The mind of Antonio Marras must be an interesting place to visit, though I’m not sure one would want to stay long. His creativity is constantly bubbling along roughly fifteen different stories at once. As a result, we’re probably lucky that this collection isn’t 500 pieces large encompassing 20 or more stories. Instead, we have a combination of three stories across 64 looks that are surprisingly more commercial than one might think.

Antonio starts by deconstructing military coats, adding feathers, python print, and lace to create a piece that seems rather bizarre at first glance but by the time the look made it all the way down the runway one couldn’t help but be in love with the thing. In some ways, Marras’ garments are like mobile collages. While we’ve seen a fair amount of patchwork on various high-end collections this season, Marras elevates that technique to an art form, masterfully weaving together brocades and jersey knits and floral prints in patterns that, to talk about them separately from the show, sound impossible.

With such severe de- and re-construction of garments, one would expect relatively loose and open silhouettes. Granted, several of the looks are exactly what one expects. Surprisingly, though, there are several tailored pieces in this collection as well and one couldn’t ask for a sharper look. Here is yet another of Marras’ many talents: the ability to slip in quality work while everyone is distracted by the visuals.

Here are a few samples from the collection.

Will this sell? Most definitely! Expect those animal-print shoes and sandals to be the first to go. Slip dresses and sweaters are likely to be next. There’s a built-in comfort with this Marras collection that makes pieces feel as though you’ve had them forever, even when the price tag is still attached.

Now, about those storylines. Marras starts with one of the low points in Italian history when that country’s fascist government invaded Ethiopia. Princess Romanework Haile Selassie, the eldest daughter of Emperor Haile Selassie, was captured by the Italian army and exiled with her four sons to Asinara, a small island off of Sardinia.
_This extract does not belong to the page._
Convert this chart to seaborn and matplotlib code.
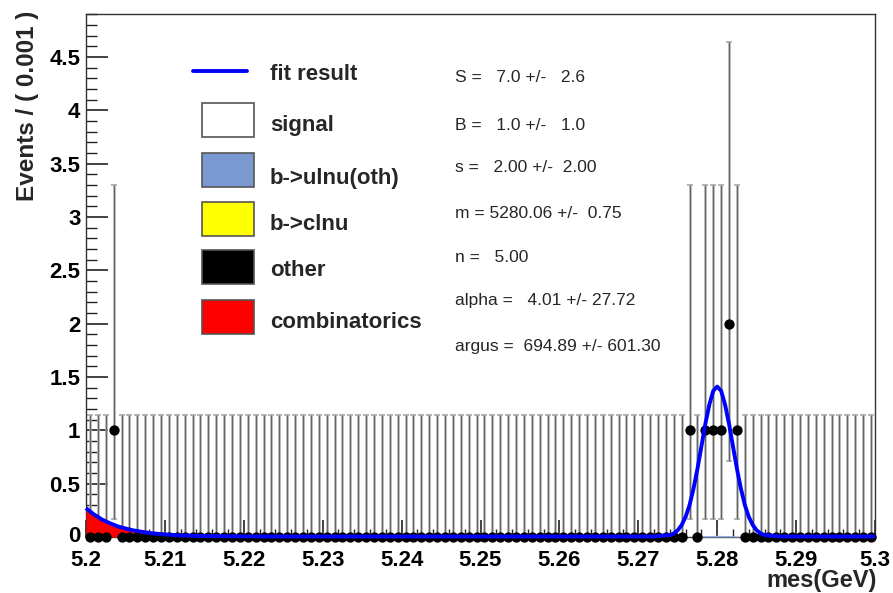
import numpy as np
import pandas as pd
import matplotlib
matplotlib.use("Agg")
import matplotlib.pyplot as plt
from matplotlib.ticker import MultipleLocator, FixedLocator, FixedFormatter
from matplotlib.patches import Rectangle
from matplotlib.lines import Line2D
import matplotlib.transforms as mtransforms
import seaborn as sns

# ---------------- data ----------------
bin_width = 0.001
n_bins = 100
x_low, x_high = 5.2, 5.3
# non-empty bins: bin index -> events
filled_bins = {3: 1, 76: 1, 78: 1, 79: 1, 80: 1, 81: 2, 82: 1}
# Poisson (ROOT) asymmetric errors per count
poisson_err = {0: (0.0, 1.148), 1: (0.827, 2.299), 2: (1.291, 2.637)}

# fit curve (background + signal)
fit_x = [5.200, 5.201, 5.202, 5.203, 5.204, 5.205, 5.206, 5.208, 5.210, 5.212,
         5.215, 5.220, 5.225, 5.230, 5.270, 5.272, 5.274, 5.2745, 5.275, 5.2755,
         5.276, 5.2765, 5.277, 5.2775, 5.278, 5.2785, 5.279, 5.2795, 5.280,
         5.2805, 5.281, 5.2815, 5.282, 5.2825, 5.283, 5.2835, 5.284, 5.2845,
         5.285, 5.2855, 5.286, 5.288, 5.300]
fit_y = [0.27, 0.212, 0.165, 0.13, 0.10, 0.08, 0.062, 0.038, 0.024, 0.015,
         0.009, 0.006, 0.005, 0.005, 0.005, 0.005, 0.018, 0.033, 0.063, 0.113,
         0.19, 0.30, 0.455, 0.64, 0.85, 1.06, 1.24, 1.37, 1.41,
         1.37, 1.24, 1.06, 0.85, 0.64, 0.455, 0.30, 0.19, 0.113,
         0.063, 0.033, 0.018, 0.005, 0.005]

# combinatorics component (red)
comb_x = [5.200, 5.201, 5.202, 5.203, 5.204, 5.205, 5.206, 5.208, 5.210, 5.212,
          5.215, 5.220, 5.225, 5.230]
comb_y = [0.27, 0.212, 0.165, 0.13, 0.10, 0.08, 0.062, 0.038, 0.024, 0.015,
          0.007, 0.002, 0.0005, 0.0]

# small b->ulnu (light blue) and b->clnu (yellow) components near the peak
ulnu_x = [5.2765, 5.278, 5.280, 5.282, 5.2835]
ulnu_y = [0.0, 0.012, 0.016, 0.012, 0.0]
clnu_x = [5.2765, 5.2835]
clnu_y = [0.004, 0.004]

legend_labels = ["fit result", "signal", "b->ulnu(oth)", "b->clnu", "other", "combinatorics"]
legend_colors = ["#0000ff", "#ffffff", "#7a99d0", "#ffff00", "#000000", "#ff0000"]

param_lines = ["S =   7.0 +/-   2.6",
               "B =   1.0 +/-   1.0",
               "s =   2.00 +/-  2.00",
               "m = 5280.06 +/-  0.75",
               "n =   5.00",
               "alpha =   4.01 +/- 27.72",
               "argus =  694.89 +/- 601.30"]

xtick_vals = [5.20, 5.21, 5.22, 5.23, 5.24, 5.25, 5.26, 5.27, 5.28, 5.29, 5.30]
xtick_labels = ["5.2", "5.21", "5.22", "5.23", "5.24", "5.25", "5.26", "5.27", "5.28", "5.29", "5.3"]
ytick_vals = [0, 0.5, 1, 1.5, 2, 2.5, 3, 3.5, 4, 4.5]
ytick_labels = ["0", "0.5", "1", "1.5", "2", "2.5", "3", "3.5", "4", "4.5"]

# ---------------- build tables ----------------
centers = x_low + (np.arange(n_bins) + 0.5) * bin_width
counts = np.array([filled_bins.get(i, 0) for i in range(n_bins)])
err_lo = np.array([poisson_err[c][0] for c in counts])
err_hi = np.array([poisson_err[c][1] for c in counts])
hist_df = pd.DataFrame({"x": centers, "y": counts})
fit_df = pd.DataFrame({"x": fit_x, "y": fit_y})

# ---------------- plot ----------------
sns.set_theme(style="white")
plt.rcParams["font.family"] = ["Liberation Sans", "DejaVu Sans"]

fig = plt.figure(figsize=(8.93, 5.93), dpi=100)
ax = fig.add_axes([86 / 893, 1 - 537 / 593, (875 - 86) / 893, (537 - 14) / 593])
ax.set_facecolor("white")

# error bars
ax.errorbar(hist_df["x"], hist_df["y"], yerr=[err_lo, err_hi], fmt="none",
            ecolor="#a8a8a8", elinewidth=1.8, capsize=2.2, capthick=1.2, zorder=2)
ax.errorbar(hist_df["x"], hist_df["y"], yerr=[err_lo, err_hi], fmt="none",
            ecolor="#5a5a5a", elinewidth=0.6, capsize=0, zorder=2)

# components
ax.fill_between(comb_x, 0, comb_y, color="#ff0000", lw=0, zorder=4)
ax.fill_between(clnu_x, 0, clnu_y, color="#999933", lw=0, zorder=4)
ax.fill_between(ulnu_x, 0, ulnu_y, color="#8fb0e0", lw=0, zorder=4)

# data points
pts = sns.scatterplot(data=hist_df, x="x", y="y", ax=ax, color="black", s=55,
                      edgecolor="black", linewidth=0, zorder=5, legend=False)
pts.collections[-1].set_clip_on(False)

# fit line
sns.lineplot(data=fit_df, x="x", y="y", ax=ax, color="#0000ff", lw=2.8,
             estimator=None, sort=False, zorder=7, legend=False)
ax.lines[-1].set_clip_on(False)
ax.lines[-1].set_solid_capstyle("butt")

ax.set_xlim(x_low, x_high)
ax.set_ylim(0, (537 - 14) / 106.67)

# ticks
ax.xaxis.set_major_locator(FixedLocator(xtick_vals))
ax.xaxis.set_major_formatter(FixedFormatter(xtick_labels))
ax.xaxis.set_minor_locator(MultipleLocator(0.002))
ax.yaxis.set_major_locator(FixedLocator(ytick_vals))
ax.yaxis.set_major_formatter(FixedFormatter(ytick_labels))
ax.yaxis.set_minor_locator(MultipleLocator(0.1))
ax.tick_params(axis="both", which="both", direction="in", color="#222222",
               bottom=True, left=True, top=False, right=False)
ax.tick_params(axis="y", which="major", length=16, width=1.2, labelsize=16, pad=4)
ax.tick_params(axis="y", which="minor", length=8, width=1.0)
ax.tick_params(axis="x", which="major", length=12, width=1.2, labelsize=16, pad=9)
ax.tick_params(axis="x", which="minor", length=6, width=1.0)
for lab in ax.get_xticklabels() + ax.get_yticklabels():
    lab.set_fontweight("bold")
    lab.set_color("black")
# lift the "0" label slightly so it sits above "5.2" like in the reference
zero_lab = ax.get_yticklabels()[0]
zero_lab.set_transform(zero_lab.get_transform() +
                       mtransforms.ScaledTranslation(0, 3 / 100, fig.dpi_scale_trans))

for sp in ax.spines.values():
    sp.set_color("#333333")
    sp.set_linewidth(1.0)

ax.set_xlabel("")
ax.set_ylabel("")
fig.text(877 / 893, 1 - 581 / 593, "mes(GeV)", ha="right", va="center",
         fontsize=17, fontweight="bold")
fig.text(28 / 893, 1 - 11 / 593, "Events / ( 0.001 )", ha="center", va="top",
         rotation=90, fontsize=17.5, fontweight="bold")

# legend (drawn manually in pixel coordinates)
def px(x, y):
    return (x / 893, 1 - y / 593)

fig.add_artist(Line2D([193 / 893, 247 / 893], [1 - 71 / 593, 1 - 71 / 593],
                      color=legend_colors[0], lw=2.8))
fig.text(*px(270, 74), legend_labels[0], fontsize=16, fontweight="bold", va="center")
box_tops = [103, 153, 202, 250, 300]
text_ys = [126, 178, 224, 271, 322]
for i in range(5):
    bx, by = px(202, box_tops[i] + 34)
    fig.add_artist(Rectangle((bx, by), 52 / 893, 34 / 593, transform=fig.transFigure,
                             facecolor=legend_colors[i + 1], edgecolor="#555555", lw=1.2))
    fig.text(*px(270, text_ys[i]), legend_labels[i + 1], fontsize=16,
             fontweight="bold", va="center")

param_ys = [77, 125, 168, 213, 258, 301, 347]
for t, yy in zip(param_lines, param_ys):
    fig.text(*px(455, yy), t, fontsize=12.5, va="center")

fig.savefig("out.png", dpi=100)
By some accounts, her husband had already been killed, others have him joining her in 1936. Either way, she and two of her sons died while there and she was buried in Turin.
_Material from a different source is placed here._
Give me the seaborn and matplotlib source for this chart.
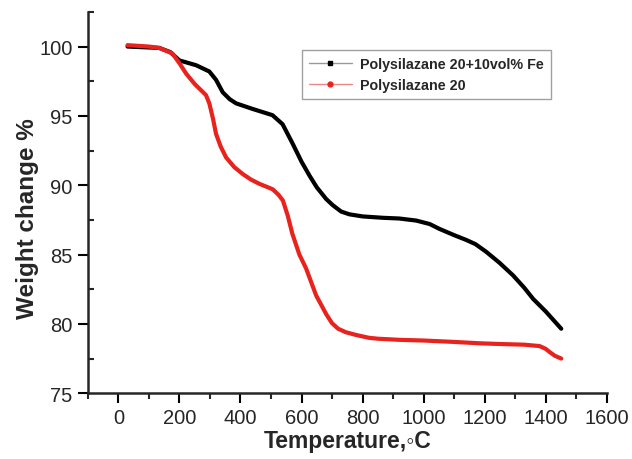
import numpy as np
import pandas as pd
import matplotlib
matplotlib.use("Agg")
import matplotlib.pyplot as plt
from matplotlib.lines import Line2D
from matplotlib.ticker import MultipleLocator
import seaborn as sns

# ── data ─────────────────────────────────────────────────────
temp_fe = [30, 134, 170, 200, 255, 298, 320, 342, 365, 386, 440, 505, 538,
           571, 600, 626, 650, 681, 703, 730, 757, 800, 867, 920, 976, 1020,
           1052, 1100, 1140, 1170, 1205, 1249, 1293, 1330, 1359, 1400, 1451]
wt_fe = [100.0, 99.9, 99.6, 99.0, 98.65, 98.2, 97.6, 96.7, 96.2, 95.9,
         95.5, 95.05, 94.4, 93.0, 91.7, 90.7, 89.85, 89.0, 88.55, 88.1,
         87.9, 87.75, 87.65, 87.6, 87.45, 87.2, 86.85, 86.4, 86.05, 85.75,
         85.2, 84.4, 83.5, 82.6, 81.8, 80.9, 79.65]

temp_ps = [30, 100, 134, 177, 200, 222, 250, 287, 298, 310, 320, 335, 353,
           380, 408, 435, 462, 490, 506, 525, 539, 555, 570, 593, 615, 648,
           681, 700, 720, 745, 779, 820, 850, 921, 1000, 1100, 1184, 1249,
           1330, 1380, 1400, 1413, 1430, 1451]
wt_ps = [100.1, 100.0, 99.9, 99.5, 98.8, 98.05, 97.3, 96.5, 95.9, 94.8,
         93.7, 92.8, 92.0, 91.3, 90.8, 90.4, 90.1, 89.85, 89.7, 89.3, 88.9,
         87.8, 86.5, 85.0, 84.0, 82.05, 80.7, 80.05, 79.65, 79.4, 79.2,
         79.0, 78.93, 78.85, 78.8, 78.7, 78.6, 78.55, 78.5, 78.4, 78.2,
         77.97, 77.7, 77.5]

labels = ["Polysilazane 20+10vol% Fe", "Polysilazane 20"]
colors = ["#000000", "#e8231e"]

df = pd.concat([
    pd.DataFrame({"T": temp_fe, "W": wt_fe, "sample": labels[0]}),
    pd.DataFrame({"T": temp_ps, "W": wt_ps, "sample": labels[1]}),
])

sns.set_style("ticks")
plt.rcParams["font.family"] = ["Liberation Sans", "DejaVu Sans"]

fig = plt.figure(figsize=(6.32, 4.60), dpi=100)
ax = fig.add_axes([0.139, 0.143, 0.821, 0.829])

sns.lineplot(data=df, x="T", y="W", hue="sample", hue_order=labels,
             palette=colors, linewidth=3.0, legend=False, ax=ax,
             estimator=None, sort=False)
for ln in ax.lines:
    ln.set_solid_joinstyle("round")
    ln.set_solid_capstyle("round")

ax.set_xlim(-100, 1600)
ax.set_ylim(75, 102.5)
ax.xaxis.set_minor_locator(MultipleLocator(100))
ax.yaxis.set_major_locator(MultipleLocator(5))
ax.yaxis.set_minor_locator(MultipleLocator(2.5))
ax.set_xticks(np.arange(0, 1601, 200))
ax.tick_params(axis="both", which="major", labelsize=14.5, length=7,
               width=1.5, direction="out", color="black", pad=4)
ax.tick_params(axis="x", which="minor", length=4, width=1.5, direction="out")
ax.tick_params(axis="y", which="minor", length=4, width=1.5, direction="in")

for s in ["top", "right"]:
    ax.spines[s].set_visible(False)
for s in ["left", "bottom"]:
    ax.spines[s].set_linewidth(1.8)

ax.set_xlabel("Temperature,\u25e6C", fontsize=16.5, fontweight="bold",
              labelpad=1)
ax.set_ylabel("Weight change %", fontsize=17.5, fontweight="bold")
ax.yaxis.set_label_coords(-0.094, 0.46)

handles = [
    Line2D([], [], color="#999999", lw=1, marker="s", markersize=3.5,
           markerfacecolor="black", markeredgecolor="black"),
    Line2D([], [], color="#ee8888", lw=1, marker="o", markersize=3.5,
           markerfacecolor="#e8231e", markeredgecolor="#e8231e"),
]
leg = ax.legend(handles, labels, loc="upper left",
                bbox_to_anchor=(0.412, 0.900), borderaxespad=0,
                frameon=True, fancybox=False,
                edgecolor="#888888", handlelength=3.0, borderpad=0.5,
                labelspacing=0.45, handletextpad=0.6,
                prop={"weight": "bold", "size": 10.3})
leg.get_frame().set_linewidth(1.0)

fig.savefig("out.png", dpi=100)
But wait, that’s only part of the story! Marras also tosses in references to French 19th century poet Jean Nicolas Arthur Rimbaud who exiled himself to Ethiopia to escape a volatile relationship with poet Paul Verlaine. This constant reference to Ethiopia is most easily recognizable in the animal references throughout the collection.

We’re still not done, though! Marras’ mind is never happy chasing a story down only one rabbit hole. Rimbaud’s story took him to Charles Bruce Chatwin, an English travel writer who referenced Rimbaud on multiple occasions, specifically the latter’s time in Ethiopia. See how it’s all connected?

WE’RE STILL NOT DONE! The doorways on the runway represent openness and discovery. When, after the finale walk, the runway is overtaken by soldiers wearing nothing but their underwear, their boots hanging around their necks, they break open the sandbags above the doors and kiss the ground. This is the gratitude of coming home even after one has lost everything.

Watching an Antonio Marras show is exhausting and exhilarating at the same time, one of the sublime high spots in the season. One can only imagine what wonderful wardrobes we would be wearing if every creative let their mind wander and explore as much as Marras does. As it is, we’re greatful that this one does.